▶ EXERCISE OBJECTIVE
Without the pictures, return all of the material exactly as written.

▶ SUPPLIED DATA
▬▬▬▬▬▬▬▬▬▬

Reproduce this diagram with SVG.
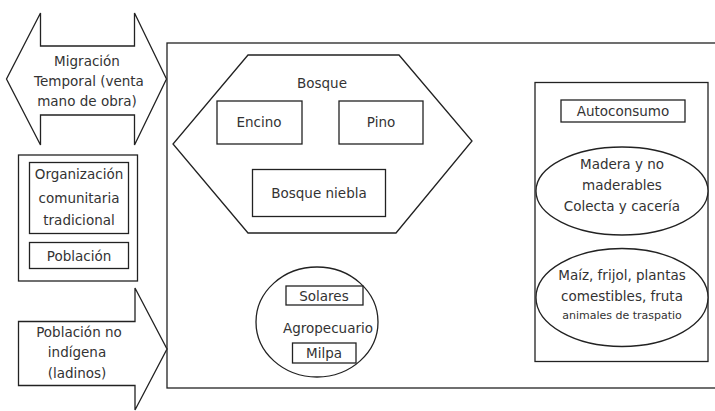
<svg xmlns="http://www.w3.org/2000/svg" width="715" height="411" viewBox="0 0 715 411">
<style>
.s{fill:#fff;stroke:#222;stroke-width:1.3}
.n{fill:none;stroke:#222;stroke-width:1.3}
text{font-family:"DejaVu Sans","Liberation Sans",sans-serif;font-size:13.5px;fill:#333;text-anchor:middle}
.sm{font-size:11px}
</style>
<rect width="715" height="411" fill="#fff"/>
<g id="region">
<rect class="n" x="167" y="43" width="560" height="345" stroke="#444"/>
</g>
<g id="migracion">
<polygon class="s" points="40.5,13 40.5,46 134.5,46 134.5,13 166.5,79 134.5,145 134.5,115 40.5,115 40.5,145 6.5,79"/>
<text x="87" y="66">Migración</text>
<text x="89" y="86">Temporal (venta</text>
<text x="87" y="106">mano de obra)</text>
</g>
<g id="organizacion">
<rect class="s" x="18.5" y="155" width="119" height="126"/>
<rect class="s" x="29.5" y="162.5" width="99" height="71"/>
<text x="79" y="179">Organización</text>
<text x="79" y="203">comunitaria</text>
<text x="79" y="225">tradicional</text>
<rect class="s" x="29.5" y="242.5" width="99" height="26"/>
<text x="79" y="261">Población</text>
</g>
<g id="poblacion-no-indigena">
<polygon class="s" points="18.5,321.5 135,321.5 135,288 167,349 135,410 135,385.5 18.5,385.5"/>
<text x="79" y="337">Población no</text>
<text x="77" y="357">indígena</text>
<text x="77" y="378">(ladinos)</text>
</g>
<g id="bosque">
<polygon class="s" points="248,55 399,55 472,141 396,233 248,233 173,144"/>
<text x="322" y="88">Bosque</text>
<g id="encino"><rect class="s" x="217" y="101" width="85" height="43"/><text x="259" y="127">Encino</text></g>
<g id="pino"><rect class="s" x="339" y="101" width="84" height="43"/><text x="381" y="127">Pino</text></g>
<g id="bosque-niebla"><rect class="s" x="252.5" y="169.5" width="133" height="47"/><text x="319" y="198">Bosque niebla</text></g>
</g>
<g id="agropecuario">
<ellipse class="s" cx="317" cy="322" rx="61" ry="55"/>
<g id="solares"><rect class="s" x="286" y="286" width="77" height="19"/><text x="324" y="301">Solares</text></g>
<text x="328" y="333">Agropecuario</text>
<g id="milpa"><rect class="s" x="292.5" y="343" width="63.5" height="20"/><text x="324" y="358">Milpa</text></g>
</g>
<g id="autoconsumo-panel">
<rect class="s" x="535" y="82.5" width="173" height="279"/>
<g id="autoconsumo"><rect class="s" x="561" y="100" width="124" height="22"/><text x="623" y="116">Autoconsumo</text></g>
<g id="madera"><ellipse class="s" cx="622" cy="191" rx="86" ry="44"/>
<text x="622" y="169">Madera y no</text>
<text x="622" y="190">maderables</text>
<text x="622" y="211">Colecta y cacería</text></g>
<g id="maiz"><ellipse class="s" cx="622" cy="297.5" rx="86" ry="49"/>
<text x="622" y="280">Maíz, frijol, plantas</text>
<text x="622" y="301">comestibles, fruta</text>
<text class="sm" x="622" y="319">animales de traspatio</text></g>
</g>
<g id="connectors"/>
</svg>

▬▬▬▬▬▬▬▬▬▬

▶ TASK RESPONSE
Reproduce this diagram with SVG.
<svg xmlns="http://www.w3.org/2000/svg" width="715" height="411" viewBox="0 0 715 411">
<style>
.s{fill:#fff;stroke:#222;stroke-width:1.3}
.n{fill:none;stroke:#222;stroke-width:1.3}
text{font-family:"DejaVu Sans","Liberation Sans",sans-serif;font-size:13.5px;fill:#333;text-anchor:middle}
.sm{font-size:11px}
</style>
<rect width="715" height="411" fill="#fff"/>
<g id="region">
<rect class="n" x="167" y="43" width="560" height="345" stroke="#444"/>
</g>
<g id="migracion">
<polygon class="s" points="40.5,13 40.5,46 134.5,46 134.5,13 166.5,79 134.5,145 134.5,115 40.5,115 40.5,145 6.5,79"/>
<text x="87" y="66">Migración</text>
<text x="89" y="86">Temporal (venta</text>
<text x="87" y="106">mano de obra)</text>
</g>
<g id="organizacion">
<rect class="s" x="18.5" y="155" width="119" height="126"/>
<rect class="s" x="29.5" y="162.5" width="99" height="71"/>
<text x="79" y="179">Organización</text>
<text x="79" y="203">comunitaria</text>
<text x="79" y="225">tradicional</text>
<rect class="s" x="29.5" y="242.5" width="99" height="26"/>
<text x="79" y="261">Población</text>
</g>
<g id="poblacion-no-indigena">
<polygon class="s" points="18.5,321.5 135,321.5 135,288 167,349 135,410 135,385.5 18.5,385.5"/>
<text x="79" y="337">Población no</text>
<text x="77" y="357">indígena</text>
<text x="77" y="378">(ladinos)</text>
</g>
<g id="bosque">
<polygon class="s" points="248,55 399,55 472,141 396,233 248,233 173,144"/>
<text x="322" y="88">Bosque</text>
<g id="encino"><rect class="s" x="217" y="101" width="85" height="43"/><text x="259" y="127">Encino</text></g>
<g id="pino"><rect class="s" x="339" y="101" width="84" height="43"/><text x="381" y="127">Pino</text></g>
<g id="bosque-niebla"><rect class="s" x="252.5" y="169.5" width="133" height="47"/><text x="319" y="198">Bosque niebla</text></g>
</g>
<g id="agropecuario">
<ellipse class="s" cx="317" cy="322" rx="61" ry="55"/>
<g id="solares"><rect class="s" x="286" y="286" width="77" height="19"/><text x="324" y="301">Solares</text></g>
<text x="328" y="333">Agropecuario</text>
<g id="milpa"><rect class="s" x="292.5" y="343" width="63.5" height="20"/><text x="324" y="358">Milpa</text></g>
</g>
<g id="autoconsumo-panel">
<rect class="s" x="535" y="82.5" width="173" height="279"/>
<g id="autoconsumo"><rect class="s" x="561" y="100" width="124" height="22"/><text x="623" y="116">Autoconsumo</text></g>
<g id="madera"><ellipse class="s" cx="622" cy="191" rx="86" ry="44"/>
<text x="622" y="169">Madera y no</text>
<text x="622" y="190">maderables</text>
<text x="622" y="211">Colecta y cacería</text></g>
<g id="maiz"><ellipse class="s" cx="622" cy="297.5" rx="86" ry="49"/>
<text x="622" y="280">Maíz, frijol, plantas</text>
<text x="622" y="301">comestibles, fruta</text>
<text class="sm" x="622" y="319">animales de traspatio</text></g>
</g>
<g id="connectors"/>
</svg>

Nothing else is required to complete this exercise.